## START Records provided

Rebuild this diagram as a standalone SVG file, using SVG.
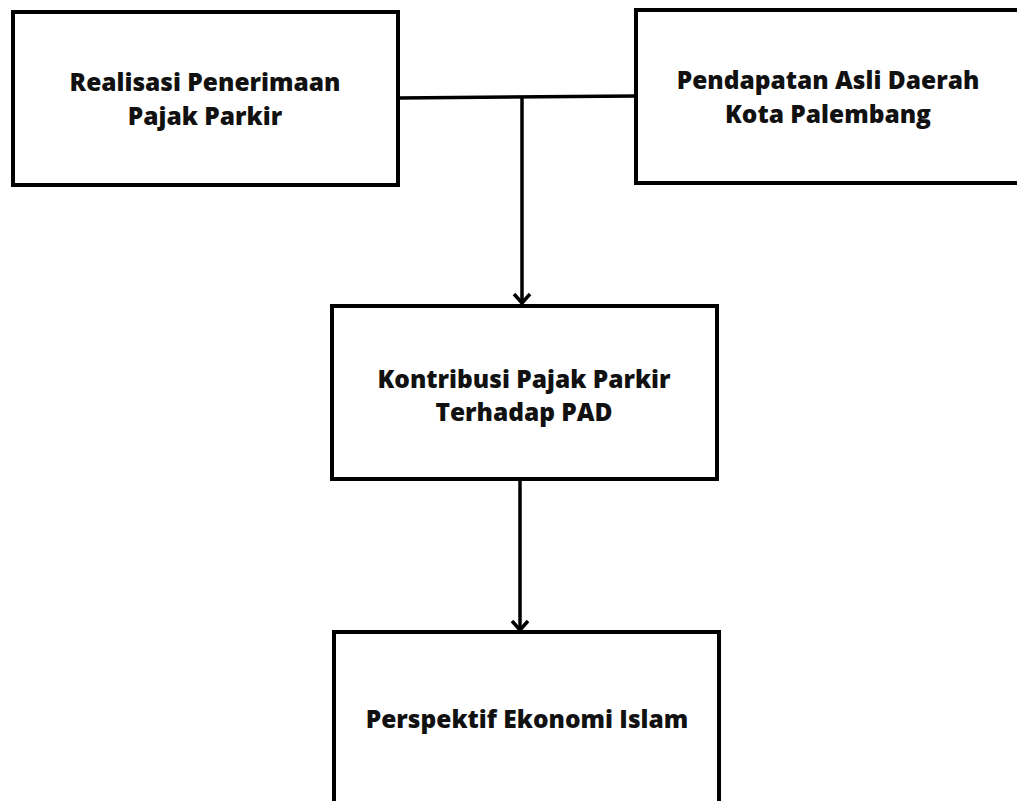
<svg xmlns="http://www.w3.org/2000/svg" width="1017" height="801" viewBox="0 0 1017 801">
<style>
.box{fill:#fff;stroke:#000;stroke-width:4}
.t{font-family:"Open Sans","Liberation Sans",sans-serif;font-weight:800;font-size:24.5px;fill:#111;text-anchor:middle}
.c{fill:none;stroke:#000;stroke-width:3.5}
</style>
<rect width="1017" height="801" fill="#fff"/>
<g id="connectors">
<path class="c" d="M398 98 L636 96"/>
<path class="c" d="M522 97 L522 303"/>
<path class="c" d="M514 294 L522 303 L530 294"/>
<path class="c" d="M520 481 L520 630"/>
<path class="c" d="M512 621 L520 630 L528 621"/>
</g>
<g id="node1">
<rect class="box" x="13" y="12" width="385" height="173"/>
<text class="t" x="205" y="91">Realisasi Penerimaan</text>
<text class="t" x="205" y="125">Pajak Parkir</text>
</g>
<g id="node2">
<rect class="box" x="636" y="10" width="390" height="173"/>
<text class="t" x="828" y="89">Pendapatan Asli Daerah</text>
<text class="t" x="828" y="123">Kota Palembang</text>
</g>
<g id="node3">
<rect class="box" x="332" y="306" width="385" height="173"/>
<text class="t" x="524" y="388">Kontribusi Pajak Parkir</text>
<text class="t" x="524" y="421">Terhadap PAD</text>
</g>
<g id="node4">
<rect class="box" x="334" y="632" width="385" height="200"/>
<text class="t" x="527" y="728">Perspektif Ekonomi Islam</text>
</g>
</svg>
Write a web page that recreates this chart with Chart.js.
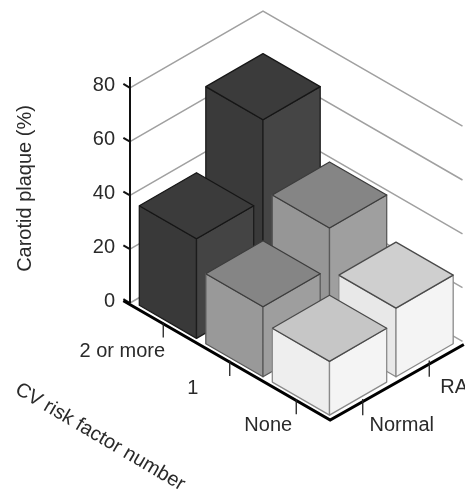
<!DOCTYPE html>
<html>
<head>
<meta charset="utf-8">
<title>Carotid plaque</title>
<script src="https://cdn.jsdelivr.net/npm/chart.js@4"></script>
<style>
  html, body { margin: 0; padding: 0; background: #fff; overflow: hidden; }
  canvas { display: block; }
</style>
</head>
<body>
<canvas id="chart" width="465" height="492"></canvas>
<script>
// values
const riskLabels = ['2 or more', '1', 'None'];
const raLabels = ['Normal', 'RA'];
const normalValues = [37, 26, 20];
const raValues = [67, 41, 25.5];
const valueTicks = [0, 20, 40, 60, 80];

const FONT = '"Liberation Sans", Arial, sans-serif';
const PX_PER_CAT = 66.5;   // one category along the floor, horizontally
const PX_PER_VAL = 2.69;   // one percent, vertically
const RISE = 38.4 / PX_PER_VAL; // floor slope expressed in percent units
const ORIGIN_X = 130, ORIGIN_Y = 303;

// u runs along CV risk factor, v along Normal/RA, h is the percent value
const project = (u, v, h) => ({ x: u + v, y: h - (u - v) * RISE });

const barStyles = [
  [{ top: '#3b3b3b', left: '#393939', right: '#444444', edge: '#161616', side: '#1c1c1c' },
   { top: '#3b3b3b', left: '#3a3a3a', right: '#454545', edge: '#161616', side: '#1c1c1c' }],
  [{ top: '#858585', left: '#999999', right: '#9e9e9e', edge: '#3c3c3c', side: '#5a5a5a' },
   { top: '#858585', left: '#969696', right: '#9f9f9f', edge: '#3c3c3c', side: '#5a5a5a' }],
  [{ top: '#c6c6c6', left: '#eeeeee', right: '#f4f4f4', edge: '#4a4a4a', side: '#8a8a8a' },
   { top: '#cfcfcf', left: '#e8e8e8', right: '#f4f4f4', edge: '#4a4a4a', side: '#8a8a8a' }]
];

function segment(points, color, width) {
  return {
    type: 'scatter', data: points, showLine: true, fill: false, tension: 0,
    borderColor: color, borderWidth: width, pointRadius: 0, clip: false,
    borderJoinStyle: 'miter'
  };
}

function face(points, fillColor, edge) {
  return {
    type: 'scatter', data: [...points, points[0]], showLine: true, fill: 'shape', tension: 0,
    backgroundColor: fillColor, borderColor: edge, borderWidth: 1.3, pointRadius: 0, clip: false,
    borderJoinStyle: 'round'
  };
}

const layers = [];

// back walls
valueTicks.forEach(v => {
  layers.push(segment([project(0, 0, v), project(0, 2, v), project(3, 2, v)], '#a0a0a0', 1.5));
});

// bars, back to front
riskLabels.forEach((_, i) => {
  [1, 0].forEach(j => {
    const h = (j === 0 ? normalValues : raValues)[i];
    const s = barStyles[i][j];
    const u0 = i + 0.1, u1 = i + 0.96, v0 = j + 0.04, v1 = j + 0.9;
    layers.push(face([project(u0, v0, 0), project(u1, v0, 0), project(u1, v0, h), project(u0, v0, h)], s.left, s.side));
    layers.push(face([project(u1, v0, 0), project(u1, v1, 0), project(u1, v1, h), project(u1, v0, h)], s.right, s.side));
    layers.push(face([project(u0, v0, h), project(u1, v0, h), project(u1, v1, h), project(u0, v1, h)], s.top, s.edge));
  });
});

// axis lines and slanted ticks
layers.push(segment([project(0, 0, 0), project(0, 0, 84)], '#111', 2));
valueTicks.forEach(v => {
  layers.push(segment([project(-0.1, 0, v), project(0, 0, v)], '#111', 2));
});
layers.push(segment([project(-0.08, -0.02, 0), project(3.03, -0.02, 0), project(3.05, 1.97, 0)], '#000', 3));
riskLabels.forEach((_, i) => {
  const p = project(i + 0.5, 0, 0);
  layers.push(segment([p, { x: p.x, y: p.y - 5.7 }], '#222', 1.3));
});
raLabels.forEach((_, j) => {
  const p = project(3, j + 0.5, 0);
  layers.push(segment([p, { x: p.x, y: p.y - 6 }], '#222', 1.3));
});

// first dataset ends up on top in Chart.js
const datasets = layers.slice().reverse();

const axisLabels = {
  id: 'axisLabels',
  afterDraw(chart) {
    const { ctx, scales: { x, y } } = chart;
    const at = (u, v) => {
      const p = project(u, v, 0);
      return [x.getPixelForValue(p.x), y.getPixelForValue(p.y)];
    };
    ctx.save();
    ctx.fillStyle = '#2a2a2a';
    ctx.font = '20px ' + FONT;
    ctx.textBaseline = 'middle';
    ctx.textAlign = 'center';
    const riskOffsets = [[-41, 29], [-37, 28], [-28, 26]];
    riskLabels.forEach((t, i) => {
      const [px, py] = at(i + 0.5, 0);
      ctx.fillText(t, px + riskOffsets[i][0], py + riskOffsets[i][1]);
    });
    const raOffsets = [[39, 26], [25, 27]];
    raLabels.forEach((t, j) => {
      const [px, py] = at(3, j + 0.5);
      ctx.fillText(t, px + raOffsets[j][0], py + raOffsets[j][1]);
    });

    ctx.save();
    ctx.translate(25, 188.5);
    ctx.rotate(-Math.PI / 2);
    ctx.fillText('Carotid plaque (%)', 0, 0);
    ctx.restore();

    ctx.save();
    ctx.translate(100, 437);
    ctx.rotate(30.5 * Math.PI / 180);
    ctx.fillText('CV risk factor number', 0, 0);
    ctx.restore();
    ctx.restore();
  }
};

new Chart(document.getElementById('chart'), {
  type: 'scatter',
  data: { datasets },
  plugins: [axisLabels],
  options: {
    responsive: false,
    animation: false,
    events: [],
    layout: { padding: 0 },
    plugins: { legend: { display: false }, tooltip: { enabled: false } },
    scales: {
      x: {
        type: 'linear', display: false,
        min: -ORIGIN_X / PX_PER_CAT, max: (465 - ORIGIN_X) / PX_PER_CAT
      },
      y: {
        type: 'linear',
        min: -(492 - ORIGIN_Y) / PX_PER_VAL, max: ORIGIN_Y / PX_PER_VAL,
        position: { x: -15 / PX_PER_CAT },
        afterBuildTicks: axis => { axis.ticks = valueTicks.map(value => ({ value })); },
        afterFit: axis => { axis.width = 0; axis.paddingTop = 0; axis.paddingBottom = 0; },
        grid: { display: false, drawTicks: false },
        border: { display: false },
        ticks: { color: '#2a2a2a', font: { family: FONT, size: 20 }, padding: 0, labelOffset: -2, autoSkip: false }
      }
    }
  }
});
</script>
</body>
</html>
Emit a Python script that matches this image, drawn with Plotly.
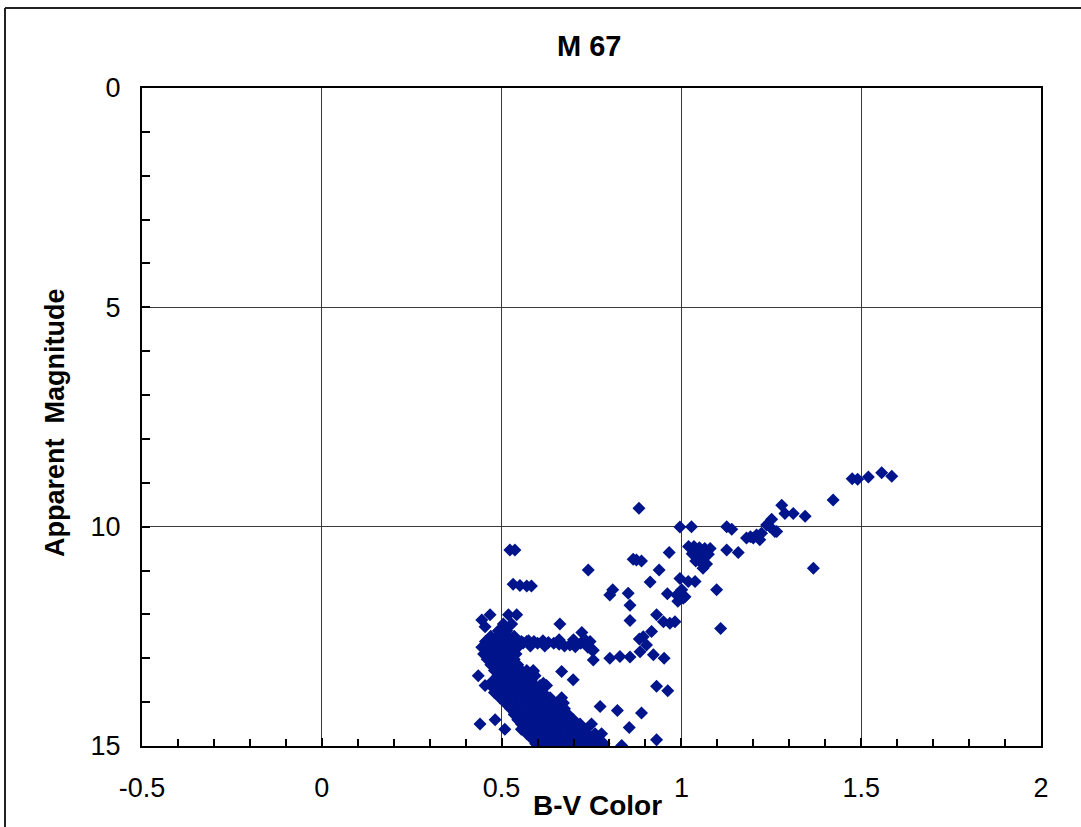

## END Records provided

» **The task**
Across the entries, how many lines contain "script"? Reply with the number only.

» **Response to this task**
4